Jupyter Notebookを使用できない相手にも、PDFファイルやHTMLファイルで共有することが可能です。
PDFファイルで共有
ノートブックをPDFファイルでダウンロードします。PDFファイルに変換するにはいくつか方法がありますが、ブラウザで表示させてPDFに変換するのが最も簡単です。
ノートブック画面上の「File」メニューをクリックし、表示されたメニュー内の「Print Preview」をクリックします。
ブラウザ上に印刷用の画面が表示されますので、マウスの右クリックメニューを開いて、「印刷」を選択します。
「送信先」で、「PDFに保存」を選択します。ここでは、Google Chromeでの例でご紹介していますが、ブラウザによって操作する項目が異なる可能性があります。
実際に使用しているブラウザの印刷設定で、印刷に使用するプリンターの項目の、PDFで出力する選択肢を選択してください。
HTMLで共有
HTMLでノートブックを共有する方法について解説します。
ノートブック画面上の「File」メニューをクリックし、表示されたメニュー内の「Download as」をクリック、さらに「HTML(.html)」をクリックします。
ファイル保存画面が表示されますので、名前をつけてHTMLファイルとして保存してください。
Jupyter Notebookを使っていて困ったら
ここでは、Jupyter Notebookを使っていて起動しない、Python3を実行できないなどの困った状況の解決方法について解説します。
Jupyter Notebookが起動しない
Jupyter Notebookをコマンドプロンプトから起動しようとした時、「.html」の拡張子がブラウザ以外に関連づけられているなど、何らかの理由でブラウザが起動しないことがあります。
その場合、別でブラウザを起動し、コマンドプロンプトに表示されている3つのURLのうちどれかをコピーして、ブラウザのアドレスバーに貼り付けてアクセスすることで、Notebookダッシュボードが表示されます。
表示されている3つのうち、1番上のURLへアクセスしてみます。

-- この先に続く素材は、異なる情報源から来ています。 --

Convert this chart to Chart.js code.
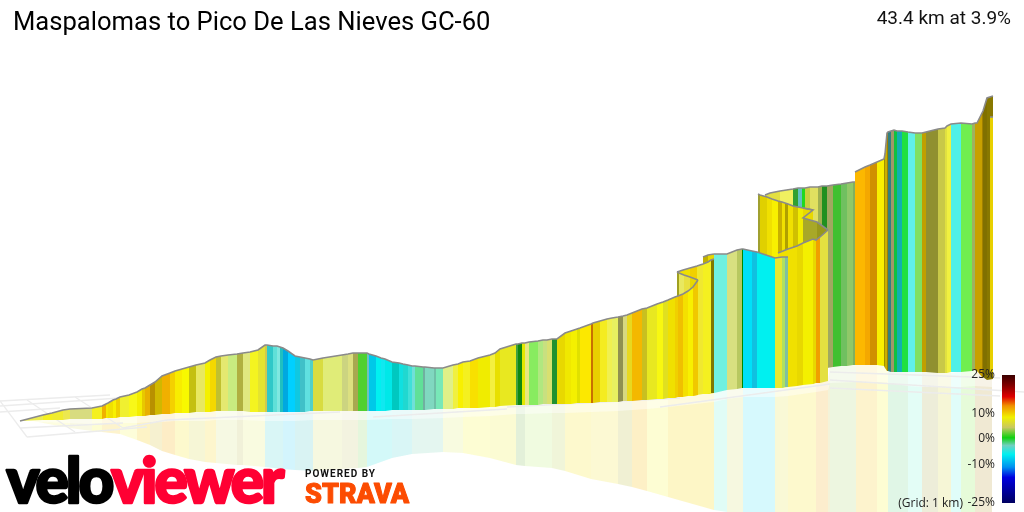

コマンドプロンプトからコピーして、ブラウザのアドレスバーに貼り付けます。
[Enter]キーを押してURLにアクセスすると、Notebookダッシュボードが表示されます。
Jupyter NotebookでPython3を実行できない
Notebookダッシュボード画面で、「new」をクリックし、表示されたメニューから「Python3」をクリックしても、ノートブックが開けない場合があります。
「Python3」をクリックしても、以下のエラーメッセージが表示されてノートブックが作成できません。
これは、Cドライブ直下でJupyter Notebookを起動しようとしたことが原因です。
Cドライブ直下では、ファイルの作成権限がないため、新規ノートブックを作成することができません。コマンドプロンプトで別のディレクトリに移動してJupyter Notebookを起動しましょう。
別のケースとして、Notebookダッシュボード画面で「New」をクリックしても「Python3」が表示されないことがあります。
その場合は、Python3がインストールされていないことが原因である可能性が高いと考えられます。Python3をインストールして、もう一度試してみてください。
Jupyter NotebookでPythonを活かしたドキュメントを作成しよう
この記事では、Jupyter Notebookの基本的な使い方について解説しました。
Jupyter Notebookは、Pythonを手軽に実行して結果を確認でき、Markdownテキストで補足やメモを残すことができる便利なツールです。興味がある方は、ぜひ1度使ってみてはいかがでしょうか。